Regardless of the political fate of President Bush’s proposal to revamp the tax code to steer employees away from choosing “expensive, gold-plated” benefit plans, the proposal supplies employers with a benchmark for gauging how much spending on health benefits is too much, experts say.
Under the proposal, which the President made in his state of the union address on January 23, the cost of health insurance would be treated as taxable compensation whether coverage is provided by employers or bought by individuals.

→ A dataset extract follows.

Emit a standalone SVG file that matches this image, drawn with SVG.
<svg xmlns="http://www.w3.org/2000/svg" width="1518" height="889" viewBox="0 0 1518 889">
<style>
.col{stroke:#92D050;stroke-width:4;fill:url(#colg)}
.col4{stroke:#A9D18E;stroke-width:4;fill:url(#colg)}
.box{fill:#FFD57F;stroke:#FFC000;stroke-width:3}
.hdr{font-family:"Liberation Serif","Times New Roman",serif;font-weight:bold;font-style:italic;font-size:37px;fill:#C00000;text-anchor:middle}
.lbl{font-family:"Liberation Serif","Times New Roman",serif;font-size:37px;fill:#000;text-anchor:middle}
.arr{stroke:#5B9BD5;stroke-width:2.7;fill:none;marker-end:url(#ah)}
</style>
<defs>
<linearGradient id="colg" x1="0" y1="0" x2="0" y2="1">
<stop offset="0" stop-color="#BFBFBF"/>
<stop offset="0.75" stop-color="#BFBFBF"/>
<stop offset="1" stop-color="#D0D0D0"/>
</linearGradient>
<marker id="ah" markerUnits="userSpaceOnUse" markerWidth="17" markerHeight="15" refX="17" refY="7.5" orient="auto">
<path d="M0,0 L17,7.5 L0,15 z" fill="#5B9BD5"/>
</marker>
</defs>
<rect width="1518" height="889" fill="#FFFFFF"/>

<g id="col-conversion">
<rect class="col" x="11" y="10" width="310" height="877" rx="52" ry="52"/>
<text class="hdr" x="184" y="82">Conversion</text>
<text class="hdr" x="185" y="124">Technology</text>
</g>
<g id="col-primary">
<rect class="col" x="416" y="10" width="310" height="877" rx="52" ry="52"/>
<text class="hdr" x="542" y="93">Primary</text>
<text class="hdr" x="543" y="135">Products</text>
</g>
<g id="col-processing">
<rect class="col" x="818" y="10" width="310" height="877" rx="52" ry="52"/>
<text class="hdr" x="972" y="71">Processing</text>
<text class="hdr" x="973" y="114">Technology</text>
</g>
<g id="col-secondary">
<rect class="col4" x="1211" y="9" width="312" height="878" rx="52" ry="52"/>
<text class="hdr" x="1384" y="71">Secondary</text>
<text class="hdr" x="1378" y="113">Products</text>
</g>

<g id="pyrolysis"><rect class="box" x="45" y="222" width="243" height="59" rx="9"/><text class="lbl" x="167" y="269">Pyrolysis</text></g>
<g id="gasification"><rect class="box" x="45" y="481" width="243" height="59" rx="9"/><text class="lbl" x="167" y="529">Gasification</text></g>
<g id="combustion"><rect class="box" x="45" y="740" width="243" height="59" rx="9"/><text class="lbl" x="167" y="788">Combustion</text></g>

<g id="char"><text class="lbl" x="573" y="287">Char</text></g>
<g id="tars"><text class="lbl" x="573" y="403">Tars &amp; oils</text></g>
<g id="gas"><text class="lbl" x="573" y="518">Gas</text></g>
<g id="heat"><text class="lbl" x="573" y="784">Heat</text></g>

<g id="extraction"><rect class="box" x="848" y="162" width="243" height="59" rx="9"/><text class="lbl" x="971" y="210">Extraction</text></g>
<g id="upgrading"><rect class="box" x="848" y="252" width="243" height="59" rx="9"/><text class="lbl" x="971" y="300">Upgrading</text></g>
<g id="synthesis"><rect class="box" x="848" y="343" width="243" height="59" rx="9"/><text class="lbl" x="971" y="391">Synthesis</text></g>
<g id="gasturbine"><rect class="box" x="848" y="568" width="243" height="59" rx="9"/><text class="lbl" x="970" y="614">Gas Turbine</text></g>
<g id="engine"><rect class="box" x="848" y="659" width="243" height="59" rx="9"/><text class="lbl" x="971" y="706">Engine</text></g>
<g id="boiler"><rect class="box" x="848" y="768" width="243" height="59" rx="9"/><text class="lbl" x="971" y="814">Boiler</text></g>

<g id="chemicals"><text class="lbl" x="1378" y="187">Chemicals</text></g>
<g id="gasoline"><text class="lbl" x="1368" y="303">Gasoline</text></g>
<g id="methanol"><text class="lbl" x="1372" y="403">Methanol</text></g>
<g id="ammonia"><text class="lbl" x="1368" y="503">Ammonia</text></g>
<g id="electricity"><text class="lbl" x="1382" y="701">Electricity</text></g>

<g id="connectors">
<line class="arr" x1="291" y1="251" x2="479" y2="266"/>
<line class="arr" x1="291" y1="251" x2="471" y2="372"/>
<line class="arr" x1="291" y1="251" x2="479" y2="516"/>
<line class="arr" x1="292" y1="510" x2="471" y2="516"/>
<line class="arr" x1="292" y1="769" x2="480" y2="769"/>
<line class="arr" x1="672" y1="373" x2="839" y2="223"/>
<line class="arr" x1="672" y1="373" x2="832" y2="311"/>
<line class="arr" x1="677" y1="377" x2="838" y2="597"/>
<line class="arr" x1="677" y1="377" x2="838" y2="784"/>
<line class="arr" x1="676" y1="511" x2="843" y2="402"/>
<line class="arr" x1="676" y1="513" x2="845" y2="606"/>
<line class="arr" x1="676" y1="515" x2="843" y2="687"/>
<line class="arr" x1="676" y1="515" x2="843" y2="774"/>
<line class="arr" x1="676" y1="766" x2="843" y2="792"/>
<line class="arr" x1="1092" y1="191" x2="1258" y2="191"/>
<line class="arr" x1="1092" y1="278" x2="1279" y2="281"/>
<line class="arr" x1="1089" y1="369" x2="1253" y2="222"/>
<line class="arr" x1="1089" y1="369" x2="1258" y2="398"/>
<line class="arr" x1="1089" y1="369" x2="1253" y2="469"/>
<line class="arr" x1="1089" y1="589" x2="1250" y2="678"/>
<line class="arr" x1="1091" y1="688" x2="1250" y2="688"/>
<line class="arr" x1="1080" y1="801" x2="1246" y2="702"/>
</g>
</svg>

At the same time, there would be standard deductions: families would pay no income or payroll taxes on their first $15,000 of benefits-related compensation, and individuals wouldn’t be taxed on their first $7,500. (As they can now, employers would still be able to deduct health insurance costs as business expenses.)

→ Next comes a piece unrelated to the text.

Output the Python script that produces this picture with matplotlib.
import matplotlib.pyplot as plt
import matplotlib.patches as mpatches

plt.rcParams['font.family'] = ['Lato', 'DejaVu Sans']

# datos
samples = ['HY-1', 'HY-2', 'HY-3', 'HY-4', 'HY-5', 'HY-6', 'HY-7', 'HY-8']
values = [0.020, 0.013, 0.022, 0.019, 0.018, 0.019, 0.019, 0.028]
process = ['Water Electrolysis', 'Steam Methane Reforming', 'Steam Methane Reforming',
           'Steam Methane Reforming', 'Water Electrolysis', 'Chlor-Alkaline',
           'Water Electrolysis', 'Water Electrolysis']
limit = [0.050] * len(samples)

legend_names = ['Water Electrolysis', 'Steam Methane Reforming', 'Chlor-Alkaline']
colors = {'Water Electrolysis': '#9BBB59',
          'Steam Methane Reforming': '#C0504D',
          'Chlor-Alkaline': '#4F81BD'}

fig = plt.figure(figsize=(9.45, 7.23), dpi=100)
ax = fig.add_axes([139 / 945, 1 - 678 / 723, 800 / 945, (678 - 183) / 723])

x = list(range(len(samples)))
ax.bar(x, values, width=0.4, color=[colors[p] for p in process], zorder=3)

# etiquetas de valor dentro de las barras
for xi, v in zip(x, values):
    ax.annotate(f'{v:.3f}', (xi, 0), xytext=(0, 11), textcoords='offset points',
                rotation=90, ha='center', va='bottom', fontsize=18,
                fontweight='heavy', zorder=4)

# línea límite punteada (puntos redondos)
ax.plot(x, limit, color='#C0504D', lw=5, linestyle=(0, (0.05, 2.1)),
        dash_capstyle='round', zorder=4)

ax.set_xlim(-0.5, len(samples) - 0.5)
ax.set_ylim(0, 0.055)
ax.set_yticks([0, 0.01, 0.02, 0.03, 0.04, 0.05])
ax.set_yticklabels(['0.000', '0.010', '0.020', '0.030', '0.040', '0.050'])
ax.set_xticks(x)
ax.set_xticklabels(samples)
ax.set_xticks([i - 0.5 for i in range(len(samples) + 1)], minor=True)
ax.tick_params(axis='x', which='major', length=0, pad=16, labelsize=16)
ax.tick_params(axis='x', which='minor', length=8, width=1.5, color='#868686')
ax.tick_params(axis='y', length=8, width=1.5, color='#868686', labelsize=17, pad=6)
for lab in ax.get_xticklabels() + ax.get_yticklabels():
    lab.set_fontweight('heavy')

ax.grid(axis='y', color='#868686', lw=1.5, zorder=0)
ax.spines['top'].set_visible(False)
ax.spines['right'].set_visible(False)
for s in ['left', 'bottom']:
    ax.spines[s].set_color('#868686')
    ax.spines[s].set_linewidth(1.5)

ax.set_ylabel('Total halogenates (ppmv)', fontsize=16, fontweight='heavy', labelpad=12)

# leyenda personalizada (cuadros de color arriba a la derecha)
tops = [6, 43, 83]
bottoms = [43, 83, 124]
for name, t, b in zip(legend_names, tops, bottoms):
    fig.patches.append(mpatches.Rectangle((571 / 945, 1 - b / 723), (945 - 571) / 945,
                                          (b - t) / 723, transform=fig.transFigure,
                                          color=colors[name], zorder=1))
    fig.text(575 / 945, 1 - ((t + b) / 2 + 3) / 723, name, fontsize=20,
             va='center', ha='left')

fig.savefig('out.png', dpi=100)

In a radio address on January 20, President Bush took a swipe at employer-provided benefits, seeming to favor the private purchase of health insurance. “Today, the tax code unfairly penalizes people who do not get health insurance through their job. It unwisely encourages workers to choose overly expensive, gold-plated plans. The result is that insurance premiums rise, and many Americans cannot afford the coverage they need,” he said.
To be sure, previous plans to tax employer-provided benefits have failed to gain transaction. Further, President Bush’s plan has received a “frosty reception” on Capitol Hill, according to the Washington Post. Nevertheless, the proposed deduction limits of $15,000 and $7,500 “could be useful, even if it doesn’t pass” as a benchmark for employers, says Ed Pudlowski, a principle for health and welfare programs at Ernst & Young in Dallas.

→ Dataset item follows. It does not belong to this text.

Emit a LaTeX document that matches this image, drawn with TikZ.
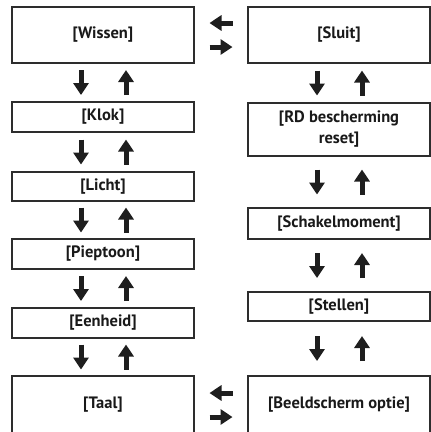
\documentclass[tikz,border=0pt]{standalone}
\usepackage{fontspec}
\setmainfont{PT Sans}
\usetikzlibrary{arrows.meta, calc}
\definecolor{boxline}{RGB}{45,45,45}
\definecolor{arrowcolor}{RGB}{30,30,30}

% pair of up/down arrows between two stacked boxes
\newcommand{\updown}[2]{%
  \draw[blockarrow] ($(#1.south)!0.5!(#2.north)+(-22,-12.5)$) -- ($(#1.south)!0.5!(#2.north)+(-22,12.5)$);
  \draw[blockarrow] ($(#1.south)!0.5!(#2.north)+(23,12.5)$) -- ($(#1.south)!0.5!(#2.north)+(23,-12.5)$);
}

\begin{document}
\begin{tikzpicture}[x=1pt, y=-1pt]
  \tikzset{
    menubox/.style={
      draw=boxline,
      line width=1.5pt,
      fill=white,
      minimum width=182pt,
      inner sep=0pt,
      align=center,
      font=\fontsize{16.5}{21}\selectfont\bfseries,
      text=black!90,
      anchor=center
    },
    blockarrow/.style={
      draw=arrowcolor,
      line width=5pt,
      -{Triangle[length=12pt, width=15pt]},
      arrowcolor
    }
  }
  \useasboundingbox (0,0) rectangle (431,432);

  % Left column
  \node[menubox, minimum height=56pt] (wissen) at (103, 35) {[Wissen]};
  \node[menubox, minimum height=30pt] (klok) at (103, 117) {[Klok]};
  \node[menubox, minimum height=29pt] (licht) at (103, 186.5) {[Licht]};
  \node[menubox, minimum height=30pt] (pieptoon) at (103, 254) {[Pieptoon]};
  \node[menubox, minimum height=30pt] (eenheid) at (103, 323) {[Eenheid]};
  \node[menubox, minimum height=58pt] (taal) at (103, 405) {[Taal]};

  % Right column
  \node[menubox, minimum height=56pt] (sluit) at (339, 35) {[Sluit]};
  \node[menubox, minimum height=53pt] (rdreset) at (339, 129.5) {[RD bescherming\\reset]};
  \node[menubox, minimum height=31pt] (schakel) at (339, 223.5) {[Schakelmoment]};
  \node[menubox, minimum height=29pt] (stellen) at (339, 306.5) {[Stellen]};
  \node[menubox, minimum height=58pt] (beeld) at (339, 405) {[Beeldscherm optie]};

  % Vertical arrows
  \updown{wissen}{klok}
  \updown{klok}{licht}
  \updown{licht}{pieptoon}
  \updown{pieptoon}{eenheid}
  \updown{eenheid}{taal}
  \updown{sluit}{rdreset}
  \updown{rdreset}{schakel}
  \updown{schakel}{stellen}
  \updown{stellen}{beeld}

  % Horizontal arrows
  \draw[blockarrow] ($(wissen.east)!0.5!(sluit.west)+(11.5,-12)$) -- ($(wissen.east)!0.5!(sluit.west)+(-11.5,-12)$);
  \draw[blockarrow] ($(wissen.east)!0.5!(sluit.west)+(-11.5,12)$) -- ($(wissen.east)!0.5!(sluit.west)+(11.5,12)$);
  \draw[blockarrow] ($(taal.east)!0.5!(beeld.west)+(11.5,-12)$) -- ($(taal.east)!0.5!(beeld.west)+(-11.5,-12)$);
  \draw[blockarrow] ($(taal.east)!0.5!(beeld.west)+(-11.5,12)$) -- ($(taal.east)!0.5!(beeld.west)+(11.5,12)$);
\end{tikzpicture}
\end{document}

Citing the President’s contention that 80 percent of employer-provided policies are cheap enough to fall below his proposed limits, Pudlowski agrees that the ceiling is set at a “fairly high level.” Indeed, the Kaiser Family Foundation’s 2006 survey of employer-provider health benefits, which looked at about 3,000 companies, found that average annual premiums for employer-sponsored coverage are $11,480 for a family and $4,242 for an individual employee.
But benefit-plan costs may vary widely among employee groups of different ages and in different locations. While $15,000 might provide for a fairly rich plan for young family in Kansas, it wouldn’t do nearly as well for an older family in New York City, says Ed Kaplan, senior vice president and head of the national health practice of The Segal Company in New York. If he suggested to one such employer client a plan benchmark of $12,000 for family coverage, he added, “they would beat me up.”
In any case, key details of the Bush plan remain unclear. The Administration’s website did not elaborate on what “compensation” might mean or how exactly it might be taxed. For example, does it refer to health insurance premiums or some other gauge of benefits cost? Another question: Once the value of the plan exceeds $7,500 or $15,000, would just the overage be taxed, or would it be the entire value of the plan? The White House did not respond to a CFO.com request for more detailed information on the plan.